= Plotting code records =
** START **

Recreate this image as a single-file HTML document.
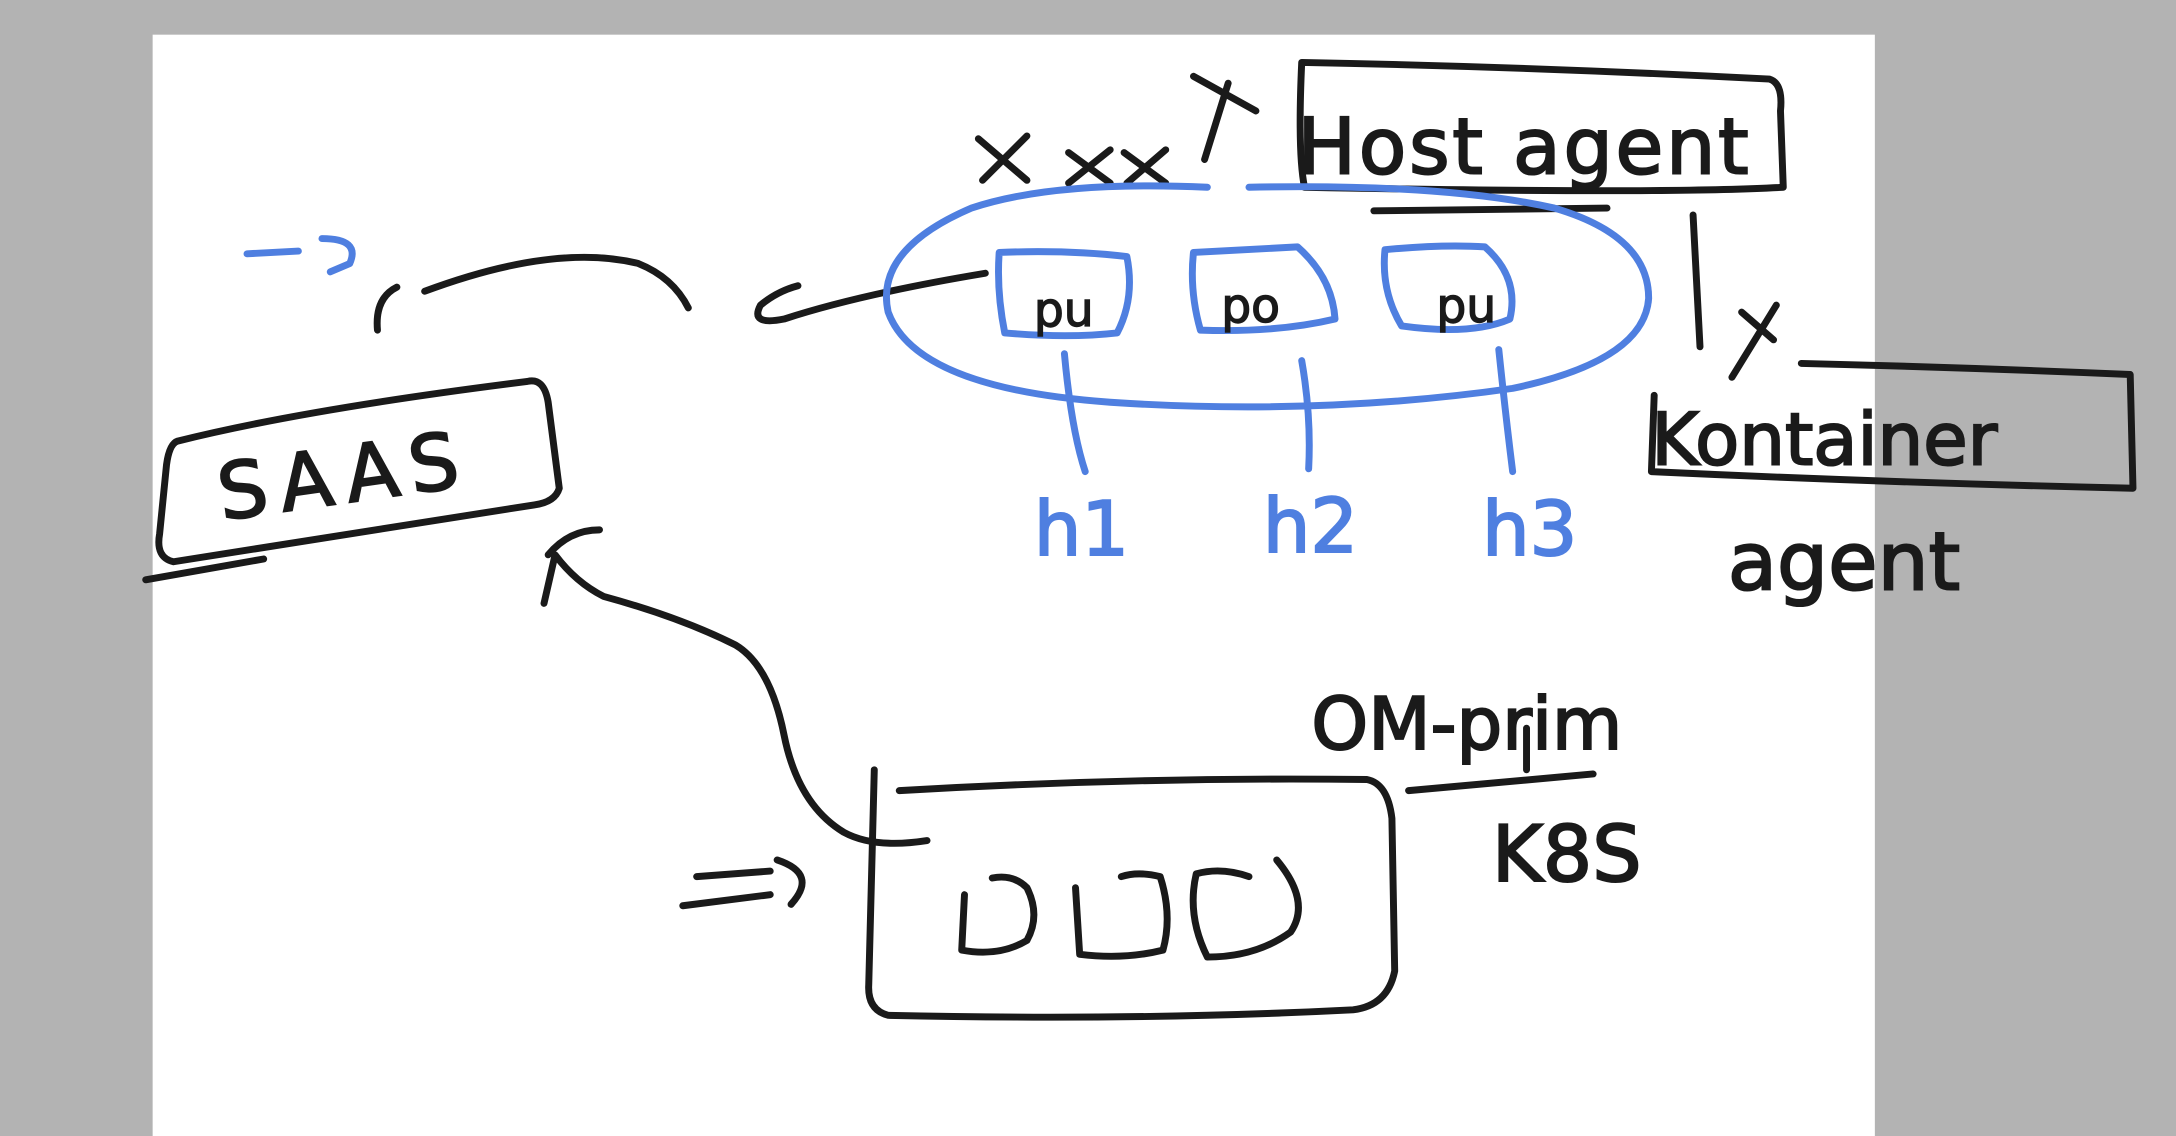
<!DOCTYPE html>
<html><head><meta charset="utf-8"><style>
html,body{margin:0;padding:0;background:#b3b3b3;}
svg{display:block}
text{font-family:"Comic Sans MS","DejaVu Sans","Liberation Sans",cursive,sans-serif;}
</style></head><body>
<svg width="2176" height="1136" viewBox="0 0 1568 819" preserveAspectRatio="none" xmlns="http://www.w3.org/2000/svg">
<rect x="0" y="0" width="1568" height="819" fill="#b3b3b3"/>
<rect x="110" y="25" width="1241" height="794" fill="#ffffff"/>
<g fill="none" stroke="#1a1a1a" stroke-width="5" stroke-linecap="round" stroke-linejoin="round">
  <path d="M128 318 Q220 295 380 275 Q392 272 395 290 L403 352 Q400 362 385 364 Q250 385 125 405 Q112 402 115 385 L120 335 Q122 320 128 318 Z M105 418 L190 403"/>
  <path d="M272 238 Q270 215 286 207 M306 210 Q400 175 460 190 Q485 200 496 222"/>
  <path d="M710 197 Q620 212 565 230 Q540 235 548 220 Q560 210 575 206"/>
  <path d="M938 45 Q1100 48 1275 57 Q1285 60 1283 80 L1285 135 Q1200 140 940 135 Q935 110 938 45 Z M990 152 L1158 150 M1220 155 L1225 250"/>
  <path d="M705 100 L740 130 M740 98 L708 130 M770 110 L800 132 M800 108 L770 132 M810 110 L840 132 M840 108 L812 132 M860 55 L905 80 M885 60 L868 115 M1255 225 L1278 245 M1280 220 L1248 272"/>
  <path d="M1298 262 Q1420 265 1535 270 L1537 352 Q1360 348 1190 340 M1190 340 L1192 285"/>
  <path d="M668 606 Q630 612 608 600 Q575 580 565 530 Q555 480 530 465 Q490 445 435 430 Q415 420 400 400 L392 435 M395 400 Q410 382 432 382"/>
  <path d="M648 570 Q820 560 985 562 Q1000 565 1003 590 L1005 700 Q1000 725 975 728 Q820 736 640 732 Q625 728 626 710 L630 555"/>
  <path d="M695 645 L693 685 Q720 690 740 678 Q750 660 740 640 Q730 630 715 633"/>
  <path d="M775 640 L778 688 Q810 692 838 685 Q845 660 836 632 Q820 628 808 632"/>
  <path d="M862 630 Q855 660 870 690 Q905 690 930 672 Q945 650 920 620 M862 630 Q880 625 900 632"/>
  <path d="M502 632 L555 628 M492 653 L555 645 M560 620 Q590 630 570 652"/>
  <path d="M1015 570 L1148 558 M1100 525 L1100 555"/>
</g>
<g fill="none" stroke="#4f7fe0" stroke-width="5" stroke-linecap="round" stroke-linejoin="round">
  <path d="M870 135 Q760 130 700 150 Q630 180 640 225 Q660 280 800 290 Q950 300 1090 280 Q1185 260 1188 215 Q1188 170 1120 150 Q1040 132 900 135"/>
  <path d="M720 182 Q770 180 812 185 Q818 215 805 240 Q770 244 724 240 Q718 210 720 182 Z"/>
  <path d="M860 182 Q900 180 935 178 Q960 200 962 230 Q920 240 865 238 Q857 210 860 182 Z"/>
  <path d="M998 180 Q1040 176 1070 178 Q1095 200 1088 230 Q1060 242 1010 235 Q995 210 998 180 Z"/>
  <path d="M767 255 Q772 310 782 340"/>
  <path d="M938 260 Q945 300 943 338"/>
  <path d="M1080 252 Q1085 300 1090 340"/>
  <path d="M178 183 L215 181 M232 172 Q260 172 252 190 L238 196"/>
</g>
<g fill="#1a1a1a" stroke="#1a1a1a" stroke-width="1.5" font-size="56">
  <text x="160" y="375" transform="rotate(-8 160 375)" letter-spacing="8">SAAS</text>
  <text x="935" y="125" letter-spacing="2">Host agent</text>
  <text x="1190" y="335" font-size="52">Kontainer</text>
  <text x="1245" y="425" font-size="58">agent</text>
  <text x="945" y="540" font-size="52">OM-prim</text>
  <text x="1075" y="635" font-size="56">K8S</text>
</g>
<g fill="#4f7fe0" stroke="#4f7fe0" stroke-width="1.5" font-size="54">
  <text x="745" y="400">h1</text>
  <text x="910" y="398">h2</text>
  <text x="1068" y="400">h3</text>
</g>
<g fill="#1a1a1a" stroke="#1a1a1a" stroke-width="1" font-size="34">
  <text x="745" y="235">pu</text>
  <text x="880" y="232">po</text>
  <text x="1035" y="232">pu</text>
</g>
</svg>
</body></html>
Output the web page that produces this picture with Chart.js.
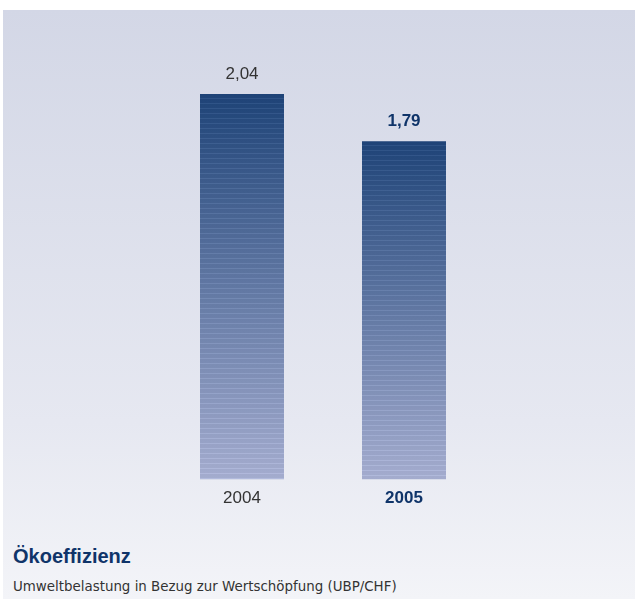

** END **

= Set exercise =
Your task is to gather every line with the word "this" and copy it.

= Final answer =
Recreate this image as a single-file HTML document.
Output the web page that produces this picture with Chart.js.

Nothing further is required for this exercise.